# Biology major. Stressed.



## Faded Lines (Sep 22, 2006)

Can't fight the feeling like I am mentally retarded in the field. It also doesn't help that I am transferring this Fall and will most likely have to take General Biology (since my 5 on AP Bio may not exempt me at this school), and I feel like I am behind. I haven't done any real bio lab work at all freshman year, so the last time I did any was in high school. It is ridiculous, I don't even remember how to use a real pipet. I'm afraid I'll get in the lab and be like, "****, I haven't done any of this stuff since high school." I took an upper-level invertebrate zoology course last semester, and the lab was a damn joke. It was all sketches, only one experiment. The last school shouldn't have wasted my time with a once a week bio seminar that was required, and that taught us absolutely nothing. BS. Ugh, I just feel very worthless in the field of biology, and coming up as a sophomore I seriously feel like I have learned nothing. I know more chemistry than I do biology at this point. :afr


----------



## seafolly (Jun 17, 2010)

Wait, don't complain about not having to use a pipette! :b

Have you thought of transferring to a school with a more reputable program? When I realized biology is what I want I transferred after three years...brutal on the transcript but I got what I wanted. Now instead of taking the same courses as everyone else due to lack of options, I'm at a school that has so many biology related programs I feel like a kid in a candy store, particularly in regards to course selection. There's a course on just viruses for heaven's sake. And the workload is definitely up there. First year labs can be pretty pointless everywhere I think. But here we do use pipettes. Unfortunately.


----------



## lostinlife (Jun 2, 2010)

When I took general biology there wasn't that much advanced lab work. A lot of dissections and microscope work, some DNA sequencing but the lab TAs ran those and we just had to interpret the gels. My AP bio class was tougher so if you have taken AP bio + zoology before it should give you familiarity with the material; it's more of the same at the intro level. It is intro/general bio so they aren't going to make you do an advanced technique w/o outlining it first; my class was a mix of premed and nonscience majors who need to fulfill their science requirements. Also, you'll have a lab manual where you can read the lab beforehand if you think something will trip you up, then look for an instructional video of it, like for pipetting technique: http://www.woodrow.org/teachers/esi/2002/Biology/Projects/lab_skills/ls7/ (everything really is on the internet)


----------



## Belshazzar (Apr 12, 2010)

Does the program suck or do you just not enjoy bio?

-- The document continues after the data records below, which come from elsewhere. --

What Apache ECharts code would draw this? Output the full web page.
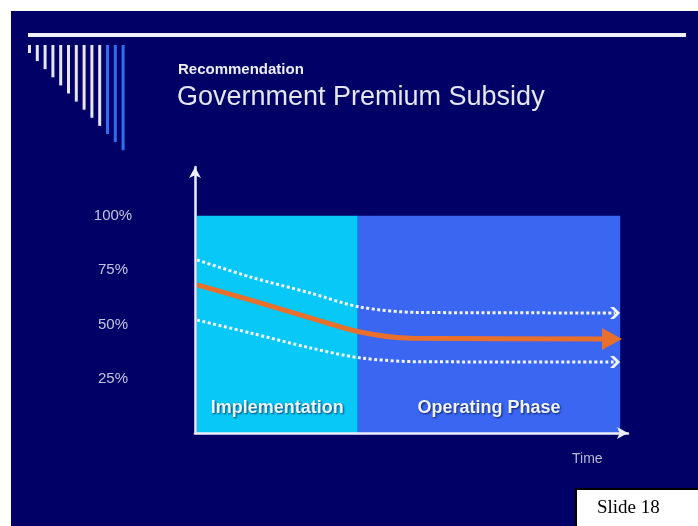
<!DOCTYPE html>
<html>
<head>
<meta charset="utf-8">
<script src="https://cdn.jsdelivr.net/npm/echarts@6/dist/echarts.min.js"></script>
<style>
  html, body { margin: 0; padding: 0; background: #ffffff; }
  #bg { position: absolute; left: 11px; top: 11px; width: 687px; height: 515px; background: #000066; }
  #chart { position: absolute; left: 0; top: 0; width: 698px; height: 526px; }
</style>
</head>
<body>
<div id="bg"></div>
<div id="chart"></div>
<script>
// ---- data ----
const yTicks = [25, 50, 75, 100];               // y tick labels shown as %
const phaseNames = ['Implementation', 'Operating Phase'];
const phaseBounds = [0.4, 37.6, 98.2];           // time positions of phase boundaries
const phaseTop = 100;                            // phases fill up to 100%
// [time, percent]
const upperBand = [[0.5, 79.7], [12.7, 71.9], [26.6, 64.5], [38.1, 58.0], [52, 55.5], [97, 55.3]];
const centralPath = [[0.5, 68.2], [12.7, 61.3], [26.6, 53.0], [38.1, 46.5], [50, 43.6], [96.3, 43.3]];
const lowerBand = [[0.5, 52.0], [12.7, 46.1], [26.6, 39.2], [38.1, 34.6], [52, 32.8], [97, 32.7]];

const FONT = '"Liberation Sans", Arial, sans-serif';
const chevron = 'path://M0,0 L4,0 L10,6 L4,12 L0,12 L6,6 Z';

function withEndSymbol(arr, symbol, size, rotate) {
  return arr.map((p, i) => i === arr.length - 1
    ? { value: p, symbol: symbol, symbolSize: size, symbolRotate: rotate || 0, symbolKeepAspect: false }
    : { value: p, symbol: 'none' });
}

// decorative bars (slide template ornament)
const deco = [];
deco.push({ type: 'rect', shape: { x: 28, y: 33, width: 658, height: 4 }, style: { fill: '#f0f0fa' }, z: 5 });
for (let i = 0; i < 13; i++) {
  deco.push({
    type: 'rect',
    shape: { x: 28 + i * 7.8, y: 45, width: 3, height: 8 + i * 8.1 },
    style: { fill: i >= 10 ? '#2f6ff0' : '#e6e6f2' }, z: 5
  });
}

const chart = echarts.init(document.getElementById('chart'), null, { renderer: 'canvas' });
chart.setOption({
  backgroundColor: 'transparent',
  animation: false,
  grid: { left: 195, right: 70, top: 167, bottom: 93, containLabel: false },
  xAxis: {
    type: 'value', min: 0, max: 100, z: 10,
    axisLine: { show: true, symbol: ['none', 'arrow'], symbolSize: [9, 11], lineStyle: { color: '#eeeeff', width: 2.5 } },
    axisTick: { show: false }, axisLabel: { show: false }, splitLine: { show: false }
  },
  yAxis: {
    type: 'value', min: 0, max: 122.5, interval: 25, z: 10,
    axisLine: { show: true, symbol: ['none', 'arrow'], symbolSize: [9, 11], lineStyle: { color: '#eeeeff', width: 2.5 } },
    axisTick: { show: false }, splitLine: { show: false },
    axisLabel: {
      show: true, margin: 82, align: 'center', verticalAlign: 'middle', padding: [0, 0, 11, 0],
      color: '#c4c4e0', fontFamily: FONT, fontSize: 15,
      formatter: v => (yTicks.indexOf(v) >= 0 ? v + '%' : '')
    }
  },
  series: [
    {
      type: 'line', data: [], z: 1, silent: true,
      markArea: {
        silent: true,
        label: {
          show: true, position: 'insideBottom', distance: 16,
          color: '#eef4fb', fontFamily: FONT, fontWeight: 'bold', fontSize: 18,
          textShadowColor: 'rgba(0,0,40,0.7)', textShadowBlur: 2, textShadowOffsetX: 1, textShadowOffsetY: 1
        },
        data: [
          [{ name: phaseNames[0], xAxis: phaseBounds[0], yAxis: 0, itemStyle: { color: '#08c8f8' } }, { xAxis: phaseBounds[1], yAxis: phaseTop }],
          [{ name: phaseNames[1], xAxis: phaseBounds[1], yAxis: 0, itemStyle: { color: '#3a66f2' } }, { xAxis: phaseBounds[2], yAxis: phaseTop }]
        ]
      }
    },
    {
      name: 'Upper', type: 'line', z: 3, smooth: 0.3, silent: true,
      showSymbol: true, showAllSymbol: true, color: '#f2f6ff',
      lineStyle: { color: '#f2f6ff', width: 3, type: [3, 2.5] },
      data: withEndSymbol(upperBand, chevron, [10, 12], 0)
    },
    {
      name: 'Lower', type: 'line', z: 3, smooth: 0.3, silent: true,
      showSymbol: true, showAllSymbol: true, color: '#f2f6ff',
      lineStyle: { color: '#f2f6ff', width: 3, type: [3, 2.5] },
      data: withEndSymbol(lowerBand, chevron, [10, 12], 0)
    },
    {
      name: 'Central', type: 'line', z: 4, smooth: 0.3, silent: true,
      showSymbol: true, showAllSymbol: true, color: '#e8702c',
      lineStyle: { color: '#e8702c', width: 5 },
      data: withEndSymbol(centralPath, 'triangle', [22, 20], -90)
    }
  ],
  graphic: deco.concat([
    { type: 'text', left: 178, top: 62, z: 6, style: { text: 'Recommendation', fill: '#eeeef6', font: 'bold 15px ' + FONT } },
    { type: 'text', left: 177, top: 84, z: 6, style: { text: 'Government Premium Subsidy', fill: '#e4e6f2', font: '27px ' + FONT } },
    { type: 'text', left: 572, top: 452, z: 6, style: { text: 'Time', fill: '#b8b8d4', font: '14px ' + FONT } },
    { type: 'rect', z: 7, shape: { x: 576, y: 489, width: 140, height: 60 }, style: { fill: '#ffffff', stroke: '#000000', lineWidth: 2 } },
    { type: 'text', left: 597, top: 499, z: 8, style: { text: 'Slide 18', fill: '#000000', font: '19px "Liberation Serif", "Times New Roman", serif' } }
  ])
});
</script>
</body>
</html>
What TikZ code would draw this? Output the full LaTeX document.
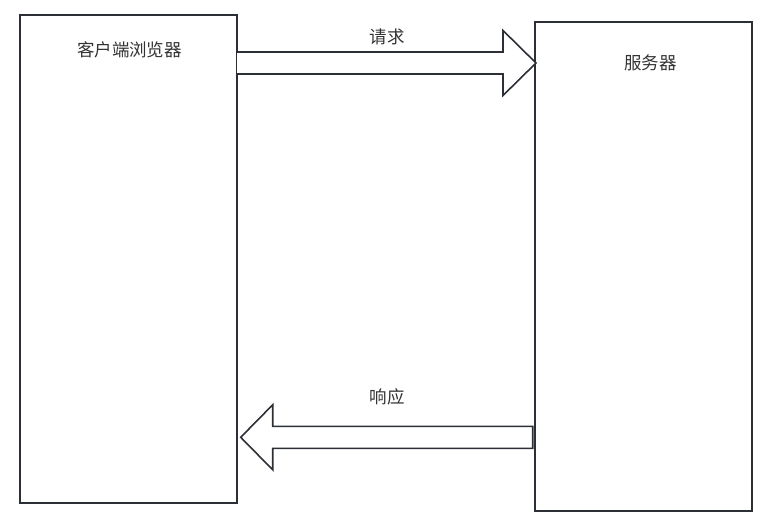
\documentclass[tikz,border=0pt]{standalone}
\usepackage{fontspec}
\newfontfamily\cjk{Noto Sans CJK SC}
\usetikzlibrary{positioning,calc}
\definecolor{linegray}{RGB}{44,48,54}

\begin{document}
\begin{tikzpicture}[x=1pt, y=-1pt,
    box/.style={rectangle, draw=linegray, line width=1.6pt, outer sep=0pt,
                minimum width=217pt, anchor=north west},
    lbl/.style={font=\cjk\fontsize{17.5}{19}\selectfont, text=black!80},
    blockarrow/.style={draw=linegray, line width=1.6pt, line join=miter, fill=white}]
\useasboundingbox (0,0) rectangle (772,527);

% the two ends
\node[box, minimum height=488pt] (client) at (20,15) {};
\node[box, minimum height=489pt] (server) at (535,22) {};
\node[lbl] (clientlbl) at (129.5,50) {客户端浏览器};
\node[lbl] (serverlbl) at (650.5,63) {服务器};

% request arrow
\coordinate (reqtail) at (client.east |- 0,63);
\coordinate (reqtip) at ($(server.west |- reqtail)+(1,0)$);
\draw[blockarrow] ($(reqtail)+(0,-11)$) -- ($(reqtip)+(-33,-11)$)
    -- ($(reqtip)+(-33,-32.5)$) -- (reqtip) -- ($(reqtip)+(-33,32.5)$)
    -- ($(reqtip)+(-33,11)$) -- ($(reqtail)+(0,11)$);
\node[lbl] (reqlbl) at (387,37) {请求};

% response arrow
\coordinate (resptail) at ($(server.west |- 0,437.3)+(-2.3,0)$);
\coordinate (resptip) at ($(client.east |- resptail)+(3.7,0)$);
\draw[blockarrow] ($(resptail)+(0,-11)$) -- ($(resptip)+(32,-11)$)
    -- ($(resptip)+(32,-32.5)$) -- (resptip) -- ($(resptip)+(32,32.5)$)
    -- ($(resptip)+(32,11)$) -- ($(resptail)+(0,11)$) -- cycle;
\node[lbl] (resplbl) at (387,397) {响应};
\end{tikzpicture}
\end{document}
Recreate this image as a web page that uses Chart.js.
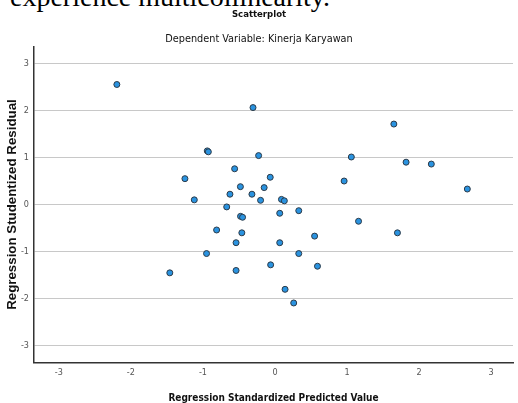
<!DOCTYPE html>
<html>
<head>
<meta charset="utf-8">
<script src="https://cdn.jsdelivr.net/npm/chart.js@4"></script>
<style>
  html, body { margin: 0; padding: 0; background: #fff; }
  #wrap { position: relative; width: 518px; height: 403px; overflow: hidden; }
  #above { position: absolute; left: 10px; top: -17.5px; font-family: "Liberation Serif", "Times New Roman", serif; font-size: 28px; line-height: 1; white-space: nowrap; color: #000; }
  canvas { position: absolute; left: 0; top: 0; }
</style>
</head>
<body>
<div id="wrap">
  <div id="above">experience multicollinearity.</div>
  <canvas id="chart" width="518" height="403"></canvas>
</div>
<script>
// Regression standardized predicted value (x) and studentized residual (y)
const predicted = [-2.195, -0.305, -0.94, -0.925, -0.227, -0.56, -1.25, -0.066, -0.48, -0.15,
                   -0.625, -0.32, -1.12, -0.20, -0.67, -0.478, -0.45, -0.81, -0.46, -0.54,
                   -0.95, -1.46, -0.54, -0.06, 1.06, 0.96, 0.09, 0.13, 0.066, 0.33,
                   1.16, 0.55, 0.066, 0.33, 0.59, 0.14, 0.26, 1.65, 1.82, 2.17,
                   2.67, 1.70];
const residual = [2.55, 2.06, 1.14, 1.12, 1.04, 0.76, 0.55, 0.58, 0.38, 0.36,
                  0.22, 0.22, 0.10, 0.09, -0.05, -0.25, -0.27, -0.54, -0.60, -0.81,
                  -1.04, -1.45, -1.40, -1.28, 1.01, 0.50, 0.11, 0.08, -0.185, -0.13,
                  -0.355, -0.67, -0.81, -1.04, -1.31, -1.80, -2.09, 1.71, 0.90, 0.86,
                  0.33, -0.60];
const xTicks = [-3, -2, -1, 0, 1, 2, 3];
const yTicks = [-3, -2, -1, 0, 1, 2, 3];

const points = predicted.map((x, i) => ({ x: x, y: residual[i] }));
const narrow = '"DejaVu Sans Condensed", "Liberation Sans Narrow", "Liberation Sans", Arial, sans-serif';

new Chart(document.getElementById('chart').getContext('2d'), {
    type: 'scatter',
    data: {
        datasets: [{
            data: points,
            backgroundColor: '#2a93e0',
            borderColor: '#2b3a48',
            borderWidth: 1,
            pointRadius: 3
        }]
    },
    options: {
        responsive: false,
        animation: false,
        layout: { padding: { left: 0, right: 0, top: 0, bottom: 0 } },
        plugins: {
            legend: { display: false },
            tooltip: { enabled: false },
            title: {
                display: true,
                text: 'Scatterplot',
                color: '#111',
                font: { family: narrow, size: 9.5, weight: 'bold', lineHeight: 1.1 },
                padding: { top: 9, bottom: 0 }
            },
            subtitle: {
                display: true,
                text: 'Dependent Variable: Kinerja Karyawan',
                color: '#111',
                font: { family: narrow, size: 10.8, lineHeight: 1.1 },
                padding: { top: 14, bottom: 1.5 }
            }
        },
        scales: {
            x: {
                type: 'linear',
                min: -3.345,
                max: 3.304,
                afterBuildTicks: s => { s.ticks = xTicks.map(v => ({ value: v })); },
                afterFit: s => { s.height = 40.7; },
                grid: { display: false, drawTicks: false },
                border: { display: true, color: '#333', width: 1.5 },
                ticks: { color: '#555', padding: 5, font: { family: narrow, size: 9, lineHeight: 1.2 } },
                title: {
                    display: true,
                    text: 'Regression Standardized Predicted Value',
                    color: '#111',
                    font: { family: narrow, size: 10, weight: 'bold', lineHeight: 1 },
                    padding: { top: 14, bottom: 0 }
                }
            },
            y: {
                type: 'linear',
                min: -3.35,
                max: 3.35,
                afterBuildTicks: s => { s.ticks = yTicks.map(v => ({ value: v })); },
                afterFit: s => { s.width = 34; },
                grid: { color: '#c8c8c8', lineWidth: 1, drawTicks: false },
                border: { display: true, color: '#333', width: 1.5 },
                ticks: { color: '#555', padding: 5, font: { family: narrow, size: 9, lineHeight: 1.2 } },
                title: {
                    display: true,
                    text: 'Regression Studentized Residual',
                    color: '#111',
                    font: { family: '"Liberation Sans", Arial, sans-serif', size: 13.3, weight: 'bold', lineHeight: 1 },
                    padding: { top: 5.5, bottom: 3 }
                }
            }
        }
    }
});
</script>
</body>
</html>
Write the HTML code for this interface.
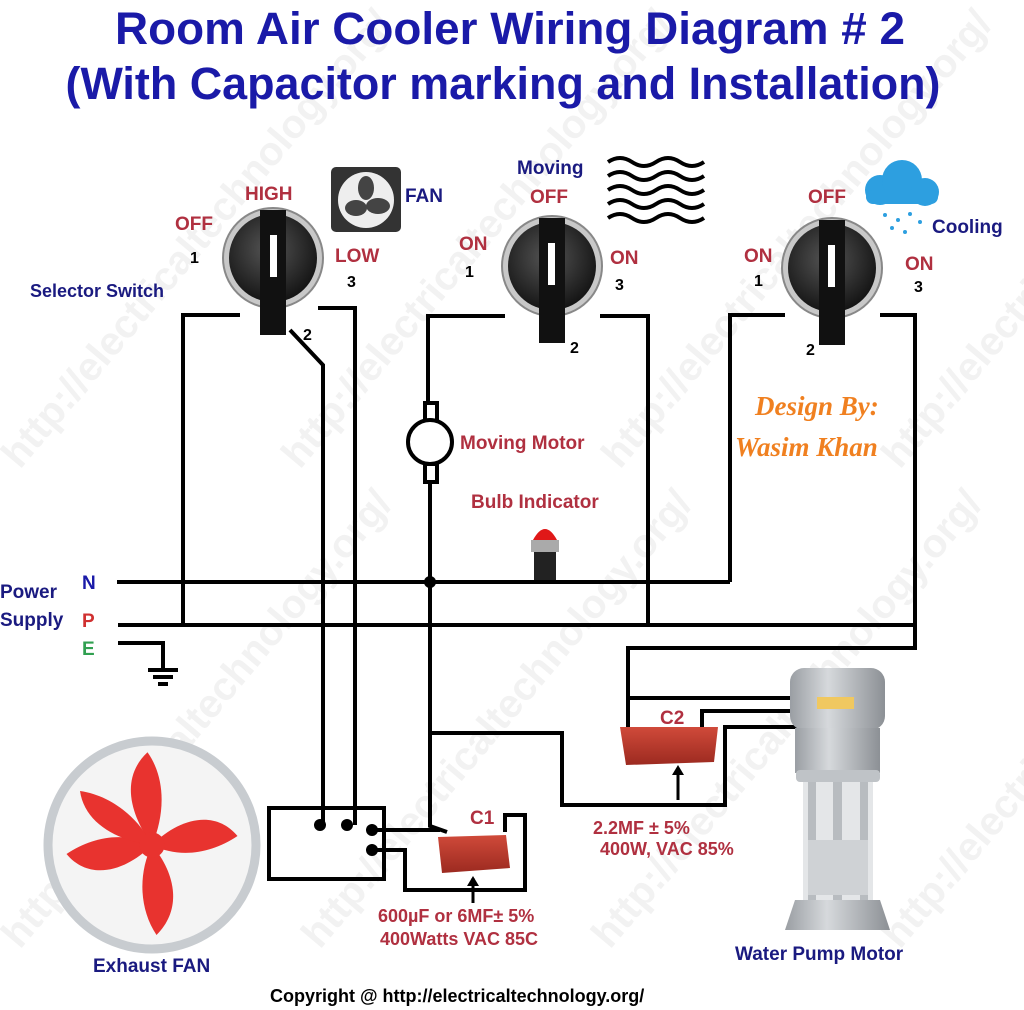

Pick up a bio journal or a popular science book after class and read it. If you can't get through any of them, maybe it's time to look into another field. If you can, then keep reading! The best students are the ones that eat, breathe, sleep, and **** their topic of choice. I know I've learned as much or more about my fields of study from my own reading than from classes. If they won't teach you, teach yourself.


----------



## Faded Lines (Sep 22, 2006)

I greatly enjoy bio, my situation just hindered my early development, though. I go on science daily at least 4 times a week and read through all the latest research (not saying much, but I do try to learn). The point of this post was just to vent about how I feel like my last institution wasted an entire year of my quest for excellence in bio.

PS-Are you a bio major?


----------



## Belshazzar (Apr 12, 2010)

Faded Lines said:


> I greatly enjoy bio, my situation just hindered my early development, though. I go on science daily at least 4 times a week and read through all the latest research (not saying much, but I do try to learn). The point of this post was just to vent about how I feel like my last institution wasted an entire year of my quest for excellence in bio.
> 
> PS-Are you a bio major?


I doubled in psychology and history, but I relate to what you're saying. If you keep up with current research (something that most schools seem loath to teach for some reason), you're far ahead of most students. As Twain said, "I never let my school interfere with my education."


----------



## bowlingpins (Oct 18, 2008)

I majored in bio. 

By the end of first year, I had taken 3 general chemistry classes with labs, 3 math classes, an assortment of general ed classes and 1 biology class. I didn't get to upper level bio. till 3rd and 4th year. It is normal to take more chemistry than biology early on because chem. especially organicv is useful in understanding biology.


----------



## phobiaphobe (Mar 16, 2010)

I majored in bio, too. It sounds like you think that you are lacking in practical skills to work in a lab, but you may be very knowledgeable from books and research papers. I read a book called "At the Bench" and I think that might help you because it assumes the reader is new to doing lab work and introduces you to how to do fundamental things and why things are done a particular way. It's like a reference for some basic tasks.

I think it's OK that you don't know how to pipette. You can learn that this coming year or the next. What would be useful for you is to do some small research project with a professor at your school. Most of them have biological questions in their genius minds that need your hands to find the answer. The lab will most likely have some graduate students, post-docs, and technicians that can answer all of your questions on how to do things.


----------



## creativedissent (Oct 25, 2008)

right.. I had these two awful sexually harassing professors during this BIO 172, which is basically Gen. Molecular Bio everyone takes. Didn't understand a thing even though I signed up for study group. Couldn't concentrate while staring at the notes, couldn't memorize what we had to study in the class. Oh Gosh. What a nightmare. I have this BIO book from the UK that sits in my room collecting dust.  Only time recalling getting some one-on-one attention on the field was through The National Oceanic and Atmospheric Administration. Beautifully passionate professors that work there... The greatest people.


----------